• end direct subsidies for businesses, such as grants and loans;
• end indirect subsidies for businesses, such as research and export promotion programs; and
• end regulations and trade barriers that favor certain businesses at the expense of consumers and other businesses.
When considering policy issues, federal lawmakers should have the broad public interest in mind. Unfortunately, that is not how the policy process often works in practice. Many programs are sustained by special‐interest groups that gain narrow benefits at the expense of the general public. This chapter discusses why this occurs and focuses on one manifestation of the problem — business subsidies or “corporate welfare.”
Special Interests Trump the General Interest
In an idealistic view of democracy, legislators always put average citizens first. They study alternatives, work toward a consensus, and pass legislation that has broad support. They also ensure that their actions are allowable under the U.S. Constitution.
The problem with this “public interest theory of government” is that it explains very little in the real world. Congress often enacts ill‐conceived laws that benefit narrow groups at the expense of most citizens. Many federal programs harm the overall economy, and they are only sustained because interest groups support them.
Basic political incentives are to blame. To secure reelection, members of Congress try to gain the support of special‐interest groups, particularly those that are important in their states. Members receive campaign support from interest groups and may even look forward to a post‐congressional job with one of them. Furthermore, members get bombarded with seemingly convincing messages from interest groups about why subsidy programs are needed.
Members believe that they are doing the right thing when they support subsidies for their states or favored industries. What they don’t seem to appreciate is that narrow subsidies nearly always make the nation as a whole worse off through higher taxes and economic distortions. The benefits created by subsidies are often visible and tangible, but the larger costs are diffused across millions of taxpayers or consumers.

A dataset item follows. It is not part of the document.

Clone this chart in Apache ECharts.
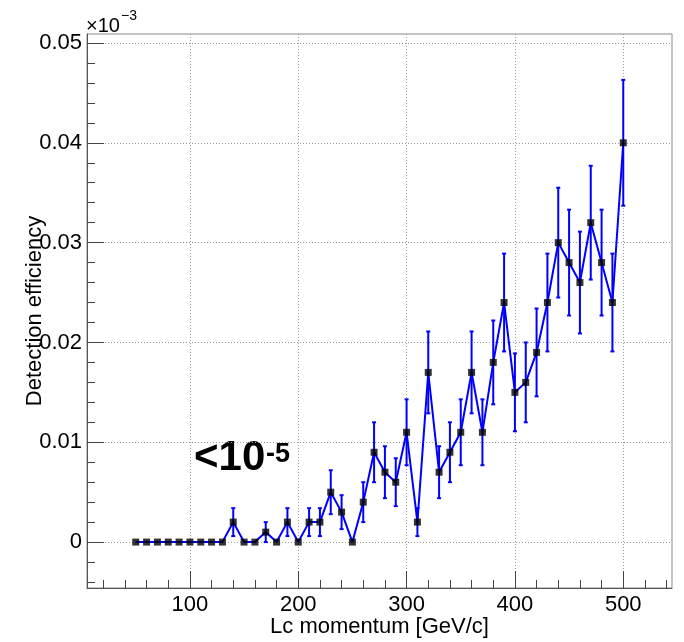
<!DOCTYPE html>
<html>
<head>
<meta charset="utf-8">
<title>Detection efficiency vs Lc momentum</title>
<script src="https://cdn.jsdelivr.net/npm/echarts@6/dist/echarts.min.js"></script>
<style>
  html, body { margin: 0; padding: 0; background: #ffffff; }
  #chart { width: 684px; height: 642px; }
</style>
</head>
<body>
<div id="chart"></div>
<script>
// Lc momentum bin centres [GeV/c]
const momentum = [50, 60, 70, 80, 90, 100, 110, 120, 130, 140,
                  150, 160, 170, 180, 190, 200, 210, 220, 230, 240,
                  250, 260, 270, 280, 290, 300, 310, 320, 330, 340,
                  350, 360, 370, 380, 390, 400, 410, 420, 430, 440,
                  450, 460, 470, 480, 490, 500];

// Detection efficiency (in units of 1e-3)
const efficiency = [0, 0, 0, 0, 0, 0, 0, 0, 0, 0.002,
                    0, 0, 0.001, 0, 0.002, 0, 0.002, 0.002, 0.005, 0.003,
                    0, 0.004, 0.009, 0.007, 0.006, 0.011, 0.002, 0.017, 0.007, 0.009,
                    0.011, 0.017, 0.011, 0.018, 0.024, 0.015, 0.016, 0.019, 0.024, 0.030,
                    0.028, 0.026, 0.032, 0.028, 0.024, 0.040];

// Vertical error on each point
const efficiencyErr = [0, 0, 0, 0, 0, 0, 0, 0, 0, 0.0014,
                       0, 0, 0.0010, 0, 0.0014, 0, 0.0014, 0.0014, 0.0022, 0.0017,
                       0, 0.0020, 0.0030, 0.0026, 0.0024, 0.0033, 0.0014, 0.0041, 0.0026, 0.0030,
                       0.0033, 0.0041, 0.0033, 0.0042, 0.0049, 0.0039, 0.0040, 0.0044, 0.0049, 0.0055,
                       0.0053, 0.0051, 0.0057, 0.0053, 0.0049, 0.0063];

// Axis ranges and tick positions
const xRange = [5, 545];
const yRange = [-0.0046, 0.0509];
const xMajorTicks = [100, 200, 300, 400, 500];
const xMinorTicks = [20, 40, 60, 80, 100, 120, 140, 160, 180, 200, 220, 240, 260,
                     280, 300, 320, 340, 360, 380, 400, 420, 440, 460, 480, 500, 520, 540];
const yMajorTicks = [0, 0.01, 0.02, 0.03, 0.04, 0.05];
const yMinorTicks = [-0.004, -0.002, 0, 0.002, 0.004, 0.006, 0.008, 0.01, 0.012, 0.014,
                     0.016, 0.018, 0.02, 0.022, 0.024, 0.026, 0.028, 0.03, 0.032, 0.034,
                     0.036, 0.038, 0.04, 0.042, 0.044, 0.046, 0.048, 0.05];

const xTitle = 'Lc momentum [GeV/c]';
const yTitle = 'Detection efficiency';

const FONT = '"Liberation Sans", Arial, Helvetica, sans-serif';
const BLUE = '#0000ff';

const gridBox = { left: 87, right: 12, top: 34, bottom: 54 };
const plotW = 684 - gridBox.left - gridBox.right;
const plotH = 642 - gridBox.top - gridBox.bottom;

const points = momentum.map((x, i) => [x, efficiency[i]]);
const errPoints = momentum.map((x, i) => [x, efficiency[i], efficiencyErr[i]]);

const labelStyle = { fontFamily: FONT, fontSize: 22, color: '#000' };

const chart = echarts.init(document.getElementById('chart'), null, { renderer: 'canvas' });

chart.setOption({
  animation: false,
  backgroundColor: '#ffffff',
  grid: {
    left: gridBox.left, right: gridBox.right, top: gridBox.top, bottom: gridBox.bottom,
    show: true, borderColor: '#8a8a8a', borderWidth: 1,
    outerBoundsMode: 'none'
  },
  xAxis: [
    {
      type: 'value', min: xRange[0], max: xRange[1], position: 'bottom',
      axisLine: { onZero: false, lineStyle: { color: '#555', width: 1 } },
      axisTick: { inside: true, length: 17, customValues: xMajorTicks, lineStyle: { color: '#444' } },
      axisLabel: Object.assign({ customValues: xMajorTicks, margin: 6 }, labelStyle),
      splitLine: { show: true, lineStyle: { type: [1, 2], color: '#9a9a9a', width: 1 } },
      name: xTitle, nameLocation: 'middle', nameGap: 28, nameMoveOverlap: false,
      nameTextStyle: labelStyle
    },
    {
      // minor ticks, placed on the bottom edge
      type: 'value', min: xRange[0], max: xRange[1], position: 'top', offset: -plotH,
      axisLine: { show: false, onZero: false },
      axisTick: { inside: false, length: 8, customValues: xMinorTicks, lineStyle: { color: '#444' } },
      axisLabel: { show: false },
      splitLine: { show: false }
    }
  ],
  yAxis: [
    {
      type: 'value', min: yRange[0], max: yRange[1], position: 'left',
      axisLine: { onZero: false, lineStyle: { color: '#555', width: 1 } },
      axisTick: { inside: true, length: 17, customValues: yMajorTicks, lineStyle: { color: '#444' } },
      axisLabel: Object.assign({
        customValues: yMajorTicks, margin: 5,
        formatter: v => (v === 0 ? '0' : v.toFixed(2))
      }, labelStyle),
      splitLine: { show: true, lineStyle: { type: [1, 2], color: '#9a9a9a', width: 1 } },
      name: yTitle, nameLocation: 'middle', nameGap: 41, nameMoveOverlap: false,
      nameTextStyle: labelStyle
    },
    {
      // minor ticks, placed on the left edge
      type: 'value', min: yRange[0], max: yRange[1], position: 'right', offset: -plotW,
      axisLine: { show: false, onZero: false },
      axisTick: { inside: false, length: 8, customValues: yMinorTicks, lineStyle: { color: '#444' } },
      axisLabel: { show: false },
      splitLine: { show: false }
    }
  ],
  graphic: [
    {
      type: 'text', x: 86, y: 26, silent: true,
      style: { text: '×10', font: '20px ' + FONT, fill: '#000',
               textAlign: 'left', textVerticalAlign: 'middle' }
    },
    {
      type: 'text', x: 121, y: 16, silent: true,
      style: { text: '−3', font: '14px ' + FONT, fill: '#000',
               textAlign: 'left', textVerticalAlign: 'middle' }
    },
    {
      type: 'text', x: 194, y: 458, silent: true,
      style: { text: '<10', font: 'bold 42px ' + FONT, fill: '#000',
               textAlign: 'left', textVerticalAlign: 'middle' }
    },
    {
      type: 'text', x: 266, y: 455, silent: true,
      style: { text: '-5', font: 'bold 27px ' + FONT, fill: '#000',
               textAlign: 'left', textVerticalAlign: 'middle' }
    }
  ],
  series: [
    {
      type: 'line', data: points, xAxisIndex: 0, yAxisIndex: 0,
      showSymbol: false, symbol: 'none',
      lineStyle: { color: BLUE, width: 2 },
      silent: true, z: 2
    },
    {
      type: 'custom', data: errPoints, xAxisIndex: 0, yAxisIndex: 0,
      encode: { x: 0, y: 1 },
      silent: true, z: 3,
      renderItem: function (params, api) {
        const x = api.value(0), y = api.value(1), e = api.value(2);
        if (!e) return null;
        const top = api.coord([x, y + e]);
        const bot = api.coord([x, y - e]);
        const cap = 2;
        const st = { stroke: BLUE, lineWidth: 2 };
        return {
          type: 'group',
          children: [
            { type: 'line', shape: { x1: top[0], y1: top[1], x2: bot[0], y2: bot[1] }, style: st },
            { type: 'line', shape: { x1: top[0] - cap, y1: top[1], x2: top[0] + cap, y2: top[1] }, style: st },
            { type: 'line', shape: { x1: bot[0] - cap, y1: bot[1], x2: bot[0] + cap, y2: bot[1] }, style: st }
          ]
        };
      }
    },
    {
      type: 'scatter', data: points, xAxisIndex: 0, yAxisIndex: 0,
      symbol: 'rect', symbolSize: 7,
      itemStyle: { color: '#000000' },
      silent: true, z: 4
    }
  ]
});
</script>
</body>
</html>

Table 54.1 shows how special‐interest bills can gain majority support even if they are bad for the nation overall. A five‐person legislature votes on a program that provides nationwide benefits of $40 but costs taxpayers $50. Assuming that legislators vote in the narrow interests of their states, the program garners a majority vote. The key to passage is that the benefits are more geographically concentrated than the costs. The legislation is a political success, but it is a failure for the nation because it costs more than it is worth.

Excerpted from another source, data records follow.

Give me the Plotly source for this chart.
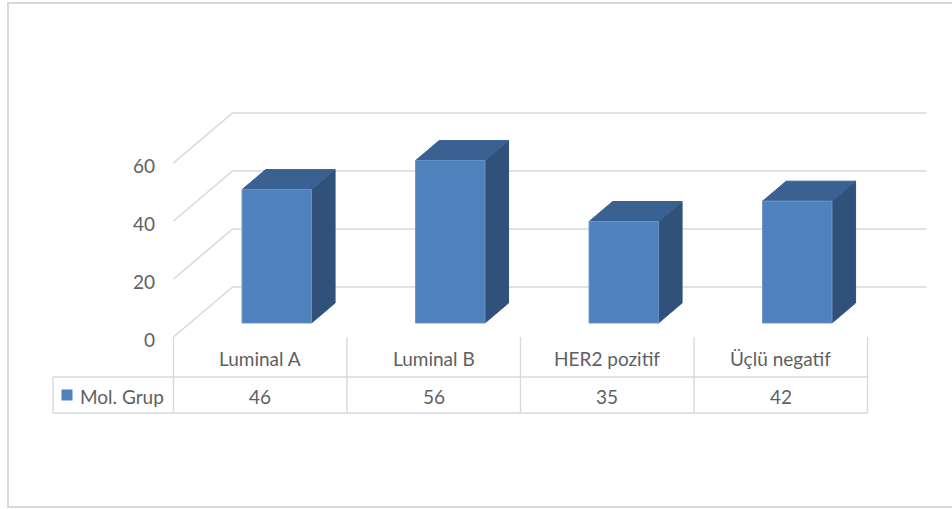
import plotly.graph_objects as go

# Data
categories = ["Luminal A", "Luminal B", "HER2 pozitif", "Üçlü negatif"]
values = [46, 56, 35, 42]
series_name = "Mol. Grup"
y_ticks = [0, 20, 40, 60]

# Styling
FRONT = "#4F81BD"
TOP = "#3B6192"
SIDE = "#30527A"
GRID = "#D9D9D9"
TEXT = "#5F5F5F"
FONT = "Lato, Carlito, 'Liberation Sans', sans-serif"

W, H = 952, 509
# Oblique projection: one category = 173.5 px, one value unit = 2.9 px
PX_PER_CAT = 173.5
PX_PER_VAL = 2.9
X0_PX, Y0_PX = 173.5, 337.0
DEPTH_X = 59 / PX_PER_CAT      # full-depth shift in category units
DEPTH_Y = 50 / PX_PER_VAL      # full-depth shift in value units
BAR_W = 0.4
BAR_D0, BAR_D1 = 0.28, 0.68    # bar position along the depth axis

def px_to_x(px):
    return (px - X0_PX) / PX_PER_CAT

def px_to_y(py):
    return (Y0_PX - py) / PX_PER_VAL

n = len(categories)
fig = go.Figure()

def line(xs, ys, color=GRID, width=1.6):
    fig.add_trace(go.Scatter(x=xs, y=ys, mode="lines", hoverinfo="skip",
                             line=dict(color=color, width=width), showlegend=False))

def poly(xs, ys, fill, edge):
    fig.add_trace(go.Scatter(x=xs + [xs[0]], y=ys + [ys[0]], mode="lines",
                             fill="toself", fillcolor=fill, hoverinfo="skip",
                             line=dict(color=edge, width=1), showlegend=False))

# Side wall diagonals and back wall gridlines
for v in y_ticks:
    line([0, DEPTH_X, n + DEPTH_X], [v, v + DEPTH_Y, v + DEPTH_Y])

# Bars (side, top, front faces)
for i, v in enumerate(values):
    x0 = i + 0.5 - BAR_W / 2 + BAR_D0 * DEPTH_X
    x1 = x0 + BAR_W
    yb = BAR_D0 * DEPTH_Y
    dx = (BAR_D1 - BAR_D0) * DEPTH_X
    dy = (BAR_D1 - BAR_D0) * DEPTH_Y
    poly([x1, x1 + dx, x1 + dx, x1], [yb, yb + dy, yb + dy + v, yb + v], SIDE, SIDE)
    poly([x0, x1, x1 + dx, x0 + dx], [yb + v, yb + v, yb + v + dy, yb + v + dy], TOP, TOP)
    poly([x0, x1, x1, x0], [yb, yb, yb + v, yb + v], FRONT, "#6A93C8")

# Value axis labels
annotations = []
for v in y_ticks:
    annotations.append(dict(x=px_to_x(157), y=v, xref="x", yref="y", text=str(v),
                            showarrow=False, xanchor="right", yanchor="middle", yshift=-2,
                            font=dict(family=FONT, size=19, color=TEXT)))

# Data table
row_top = 0
row_mid = px_to_y(377)
row_bot = px_to_y(413)
left_x = px_to_x(53)
for i in range(n + 1):
    line([i, i], [row_top, row_bot], width=1.4)
line([left_x, n], [row_mid, row_mid], width=1.4)
line([left_x, n], [row_bot, row_bot], width=1.4)
line([left_x, left_x], [row_mid, row_bot], width=1.4)

for i, (c, v) in enumerate(zip(categories, values)):
    annotations.append(dict(x=i + 0.5, y=(row_top + row_mid) / 2, xref="x", yref="y",
                            text=c, showarrow=False, yshift=-1,
                            font=dict(family=FONT, size=19, color=TEXT)))
    annotations.append(dict(x=i + 0.5, y=(row_mid + row_bot) / 2, xref="x", yref="y",
                            text=str(v), showarrow=False, yshift=-1,
                            font=dict(family=FONT, size=19, color=TEXT)))

# Series legend key in the table row
fig.add_trace(go.Scatter(x=[px_to_x(67)], y=[(row_mid + row_bot) / 2], mode="markers",
                         marker=dict(symbol="square", size=11, color=FRONT),
                         hoverinfo="skip", showlegend=False))
annotations.append(dict(x=px_to_x(78), y=(row_mid + row_bot) / 2, xref="x", yref="y",
                        text=series_name, showarrow=False, xanchor="left", yshift=-1,
                        font=dict(family=FONT, size=19, color=TEXT)))

# Chart frame: top, left and bottom edges (right edge runs past the page)
fx0 = 8 / W
fy_top = 1 - 3 / H
fy_bot = 1 - 507 / H
frame_path = f"M 1.05,{fy_top} L {fx0},{fy_top} L {fx0},{fy_bot} L 1.05,{fy_bot}"

fig.update_layout(
    width=W, height=H,
    margin=dict(l=0, r=0, t=0, b=0),
    paper_bgcolor="white", plot_bgcolor="white",
    xaxis=dict(range=[px_to_x(0), px_to_x(W)], visible=False, fixedrange=True),
    yaxis=dict(range=[px_to_y(H), px_to_y(0)], visible=False, fixedrange=True),
    annotations=annotations,
    shapes=[dict(type="path", xref="paper", yref="paper", path=frame_path,
                 line=dict(color=GRID, width=2), layer="below")],
)

fig.write_html("out.html")
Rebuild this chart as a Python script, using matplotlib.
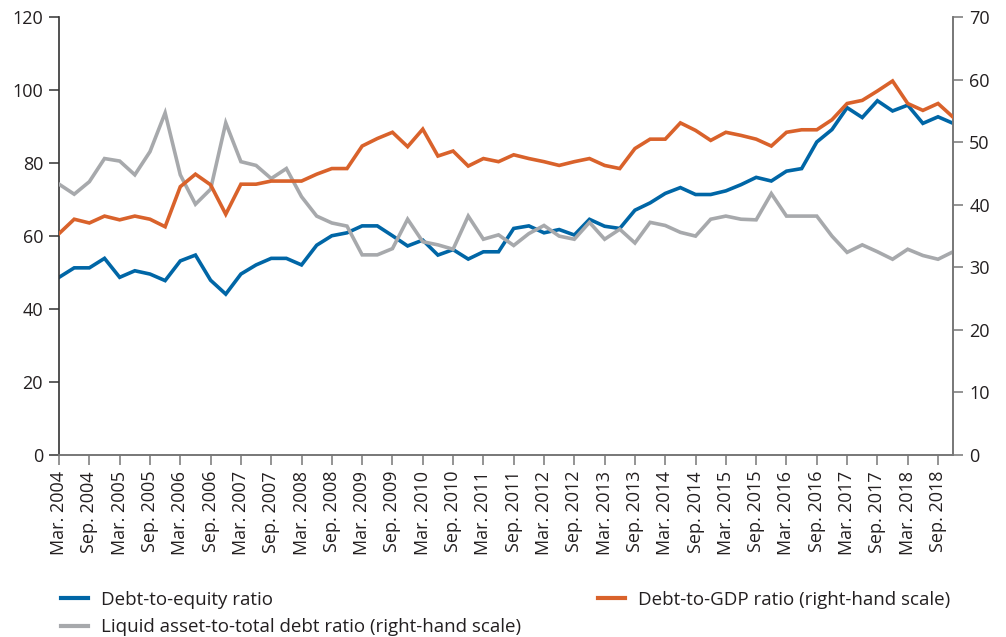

Logrolling, or vote trading, makes special‐interest provisions even easier to pass. Party leaders or committees bundle together many narrow provisions that benefit particular states and interest groups. Such bills often pass, even though the specific provisions do not have majority support on their own.
Table 54.2 shows how two subsidy programs can pass the five‐person legislature, even though both have higher costs than benefits. Neither A nor B has majority support, and each would fail if voted on separately. So Sanders, Schumer, and Shelby agree to bundle the two programs in a single bill. They logroll. The two programs get approved, even though both of them impose a net cost on society.
Majority Voting Does Not Ensure That Benefits Outweigh Costs
Logrolling Allows Passage of Narrow Subsidies
|Program A||Program B|
|Legislator||Benefits Received by Constituents||Taxes Paid by Constituents||Benefits Received by Constituents||Taxes Paid by Constituents||Vote on Bill That Includes A and B|
|Sessions||$ 3||$10||$ 2||$10||Nay|
|Shaheen||$ 3||$10||$ 2||$10||Nay|
Logrolling has been around since the 19th century. One early example was omnibus river and harbor bills, which sprinkled Army Corps of Engineers projects across many states to ensure passage. From the beginning, people observed that such bills included low‐value projects that did not have broad support. In 1835, Tennessee Rep. Davy Crockett criticized the “log‐roll” system, and in 1836, Virginia Rep. John Patton complained that a river and harbor bill being debated was a “species of log‐rolling most disreputable and corrupting.” In the early 20th century, scholar Chester Collins Maxey lambasted logrolling, arguing that it resulted in half the projects in omnibus bills, such as river and harbor bills, being “pure waste.”
The magnitude of federal spending is much greater today, and so the logrolling problem is worse. Nearly all the spending in the $4 trillion budget stems from huge bills that bundle together many diverse provisions. Members have neither the time nor the incentive to rigorously critique individual programs in these large bills. So there is little debate about the real value of most federal spending.
Corporate welfare is one manifestation of the special‐interest spending problem. The budget contains many subsidies that aid some businesses at the expense of taxpayers and the overall economy. The government spends about $100 billion annually on corporate welfare, according to a 2012 Cato study. That amount includes direct grants and loans to companies, as well as indirect aid for industries.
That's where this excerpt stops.